**What you should do**
Find the word "this" in the listing; pull out each line holding it.

**Task inputs**
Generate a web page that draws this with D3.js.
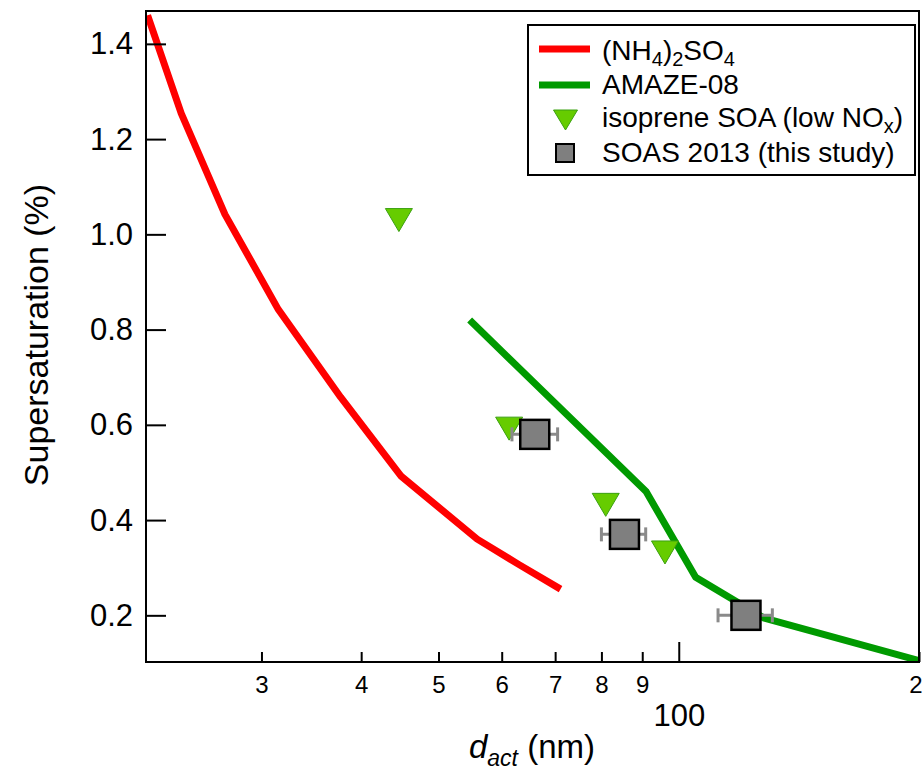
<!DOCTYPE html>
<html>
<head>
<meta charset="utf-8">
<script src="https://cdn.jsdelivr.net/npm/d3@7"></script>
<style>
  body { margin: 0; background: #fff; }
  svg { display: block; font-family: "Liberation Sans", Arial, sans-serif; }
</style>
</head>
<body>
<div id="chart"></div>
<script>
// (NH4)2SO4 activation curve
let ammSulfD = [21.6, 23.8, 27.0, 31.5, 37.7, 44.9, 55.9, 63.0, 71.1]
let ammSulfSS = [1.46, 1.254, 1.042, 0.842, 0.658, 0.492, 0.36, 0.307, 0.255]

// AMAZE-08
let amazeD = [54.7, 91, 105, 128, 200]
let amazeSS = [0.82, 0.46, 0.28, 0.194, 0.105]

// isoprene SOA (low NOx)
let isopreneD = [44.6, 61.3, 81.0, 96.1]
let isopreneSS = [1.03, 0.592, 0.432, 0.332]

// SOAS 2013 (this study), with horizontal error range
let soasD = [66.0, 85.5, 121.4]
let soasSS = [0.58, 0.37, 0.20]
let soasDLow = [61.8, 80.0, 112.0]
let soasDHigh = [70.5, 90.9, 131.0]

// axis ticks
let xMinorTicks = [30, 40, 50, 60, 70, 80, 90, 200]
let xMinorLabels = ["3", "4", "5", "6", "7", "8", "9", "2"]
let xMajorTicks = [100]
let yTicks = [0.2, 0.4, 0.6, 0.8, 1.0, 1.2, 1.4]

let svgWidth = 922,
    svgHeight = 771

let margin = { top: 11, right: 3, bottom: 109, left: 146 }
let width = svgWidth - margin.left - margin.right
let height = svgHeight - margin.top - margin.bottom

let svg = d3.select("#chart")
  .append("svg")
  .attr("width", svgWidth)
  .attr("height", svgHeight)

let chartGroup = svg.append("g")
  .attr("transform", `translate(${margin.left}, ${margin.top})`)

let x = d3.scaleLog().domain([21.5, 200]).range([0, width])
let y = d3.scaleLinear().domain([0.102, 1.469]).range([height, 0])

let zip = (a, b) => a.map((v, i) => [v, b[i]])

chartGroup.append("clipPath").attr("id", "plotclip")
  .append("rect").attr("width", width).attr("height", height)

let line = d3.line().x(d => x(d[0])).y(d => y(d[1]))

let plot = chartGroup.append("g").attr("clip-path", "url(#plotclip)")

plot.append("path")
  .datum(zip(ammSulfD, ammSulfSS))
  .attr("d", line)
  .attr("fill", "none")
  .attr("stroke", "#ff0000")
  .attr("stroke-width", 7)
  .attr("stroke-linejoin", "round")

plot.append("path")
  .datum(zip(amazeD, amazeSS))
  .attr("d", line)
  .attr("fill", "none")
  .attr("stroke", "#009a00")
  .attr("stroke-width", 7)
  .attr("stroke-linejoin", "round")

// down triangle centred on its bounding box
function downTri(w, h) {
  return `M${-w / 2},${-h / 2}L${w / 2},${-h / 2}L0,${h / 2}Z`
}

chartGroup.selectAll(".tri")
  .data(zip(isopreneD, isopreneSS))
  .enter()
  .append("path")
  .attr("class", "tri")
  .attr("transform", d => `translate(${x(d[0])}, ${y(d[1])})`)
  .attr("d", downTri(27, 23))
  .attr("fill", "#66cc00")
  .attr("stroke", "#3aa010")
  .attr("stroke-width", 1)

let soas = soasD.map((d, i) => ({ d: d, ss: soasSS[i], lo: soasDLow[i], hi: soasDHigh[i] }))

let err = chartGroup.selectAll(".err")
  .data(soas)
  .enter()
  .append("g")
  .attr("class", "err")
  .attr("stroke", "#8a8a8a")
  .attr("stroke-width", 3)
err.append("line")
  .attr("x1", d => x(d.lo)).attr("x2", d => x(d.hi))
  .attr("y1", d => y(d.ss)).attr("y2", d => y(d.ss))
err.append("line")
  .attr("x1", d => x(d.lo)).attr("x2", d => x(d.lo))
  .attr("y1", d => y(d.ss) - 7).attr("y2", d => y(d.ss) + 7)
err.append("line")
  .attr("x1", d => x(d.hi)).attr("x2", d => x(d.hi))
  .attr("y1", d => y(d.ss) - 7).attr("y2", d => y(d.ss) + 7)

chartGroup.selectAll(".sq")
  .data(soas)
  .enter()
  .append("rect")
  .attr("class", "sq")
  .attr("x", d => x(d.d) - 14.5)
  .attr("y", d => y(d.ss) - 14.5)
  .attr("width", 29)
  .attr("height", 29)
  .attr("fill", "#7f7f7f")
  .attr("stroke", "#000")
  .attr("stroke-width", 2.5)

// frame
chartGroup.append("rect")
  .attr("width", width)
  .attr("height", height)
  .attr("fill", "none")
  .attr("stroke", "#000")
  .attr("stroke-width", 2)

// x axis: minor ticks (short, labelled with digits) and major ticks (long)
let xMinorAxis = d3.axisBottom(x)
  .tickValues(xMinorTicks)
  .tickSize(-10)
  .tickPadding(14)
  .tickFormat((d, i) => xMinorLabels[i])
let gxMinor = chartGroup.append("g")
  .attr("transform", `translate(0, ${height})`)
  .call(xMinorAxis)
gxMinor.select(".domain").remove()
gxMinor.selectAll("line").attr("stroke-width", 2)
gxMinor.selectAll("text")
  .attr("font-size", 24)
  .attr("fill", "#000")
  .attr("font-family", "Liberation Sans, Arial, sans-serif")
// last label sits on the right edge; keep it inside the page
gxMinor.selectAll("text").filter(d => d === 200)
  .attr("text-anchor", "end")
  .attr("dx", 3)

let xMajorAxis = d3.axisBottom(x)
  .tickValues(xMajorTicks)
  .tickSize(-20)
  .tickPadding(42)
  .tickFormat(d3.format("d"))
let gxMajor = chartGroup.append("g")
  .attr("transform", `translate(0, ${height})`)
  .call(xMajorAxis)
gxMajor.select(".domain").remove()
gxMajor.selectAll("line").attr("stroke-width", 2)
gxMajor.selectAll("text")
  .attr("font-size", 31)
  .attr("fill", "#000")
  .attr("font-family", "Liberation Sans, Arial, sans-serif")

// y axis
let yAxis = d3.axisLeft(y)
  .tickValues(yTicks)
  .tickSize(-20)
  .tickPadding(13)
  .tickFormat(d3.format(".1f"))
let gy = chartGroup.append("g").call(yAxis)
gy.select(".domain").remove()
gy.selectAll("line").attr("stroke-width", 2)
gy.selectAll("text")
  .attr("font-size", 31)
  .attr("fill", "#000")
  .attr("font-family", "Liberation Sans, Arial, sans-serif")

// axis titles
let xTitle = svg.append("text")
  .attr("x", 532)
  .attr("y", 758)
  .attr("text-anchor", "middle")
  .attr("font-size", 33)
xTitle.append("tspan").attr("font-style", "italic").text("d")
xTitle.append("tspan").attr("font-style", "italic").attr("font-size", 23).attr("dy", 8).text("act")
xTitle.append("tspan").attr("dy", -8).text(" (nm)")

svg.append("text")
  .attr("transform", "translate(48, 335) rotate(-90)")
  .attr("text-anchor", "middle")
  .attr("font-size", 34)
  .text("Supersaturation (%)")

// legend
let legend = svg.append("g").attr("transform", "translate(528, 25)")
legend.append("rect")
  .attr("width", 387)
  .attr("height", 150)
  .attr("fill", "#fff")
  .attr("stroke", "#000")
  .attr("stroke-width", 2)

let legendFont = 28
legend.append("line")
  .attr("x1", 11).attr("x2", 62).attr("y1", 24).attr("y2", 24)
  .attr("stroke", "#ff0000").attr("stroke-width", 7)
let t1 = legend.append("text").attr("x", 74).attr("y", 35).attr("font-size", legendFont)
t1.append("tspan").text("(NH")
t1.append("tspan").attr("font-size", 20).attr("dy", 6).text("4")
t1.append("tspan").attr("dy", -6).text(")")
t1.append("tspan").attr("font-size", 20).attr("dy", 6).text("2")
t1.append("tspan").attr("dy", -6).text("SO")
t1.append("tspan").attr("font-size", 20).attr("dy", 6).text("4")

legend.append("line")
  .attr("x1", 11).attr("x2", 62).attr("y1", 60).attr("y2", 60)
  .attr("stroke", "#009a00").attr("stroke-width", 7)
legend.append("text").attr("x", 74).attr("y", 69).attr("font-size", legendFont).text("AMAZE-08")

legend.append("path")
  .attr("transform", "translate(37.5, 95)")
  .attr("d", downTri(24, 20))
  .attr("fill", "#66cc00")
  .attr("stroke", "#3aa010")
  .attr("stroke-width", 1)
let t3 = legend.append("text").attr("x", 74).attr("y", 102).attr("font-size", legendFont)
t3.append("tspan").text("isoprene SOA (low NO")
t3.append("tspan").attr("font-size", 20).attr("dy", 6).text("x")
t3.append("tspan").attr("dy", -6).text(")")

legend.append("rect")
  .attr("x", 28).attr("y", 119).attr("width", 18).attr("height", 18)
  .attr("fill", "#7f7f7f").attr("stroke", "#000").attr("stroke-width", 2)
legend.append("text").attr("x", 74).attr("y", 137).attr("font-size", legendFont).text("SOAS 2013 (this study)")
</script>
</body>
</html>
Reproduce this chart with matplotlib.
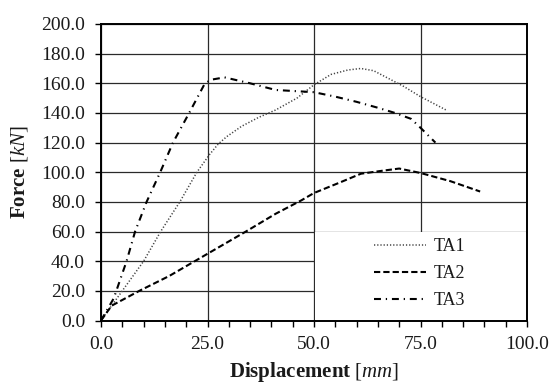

**Exercise result**
Generate a web page that draws this with D3.js.
// SOAS 2013 (this study), with horizontal error range
legend.append("text").attr("x", 74).attr("y", 137).attr("font-size", legendFont).text("SOAS 2013 (this study)")
Reproduce this chart with matplotlib.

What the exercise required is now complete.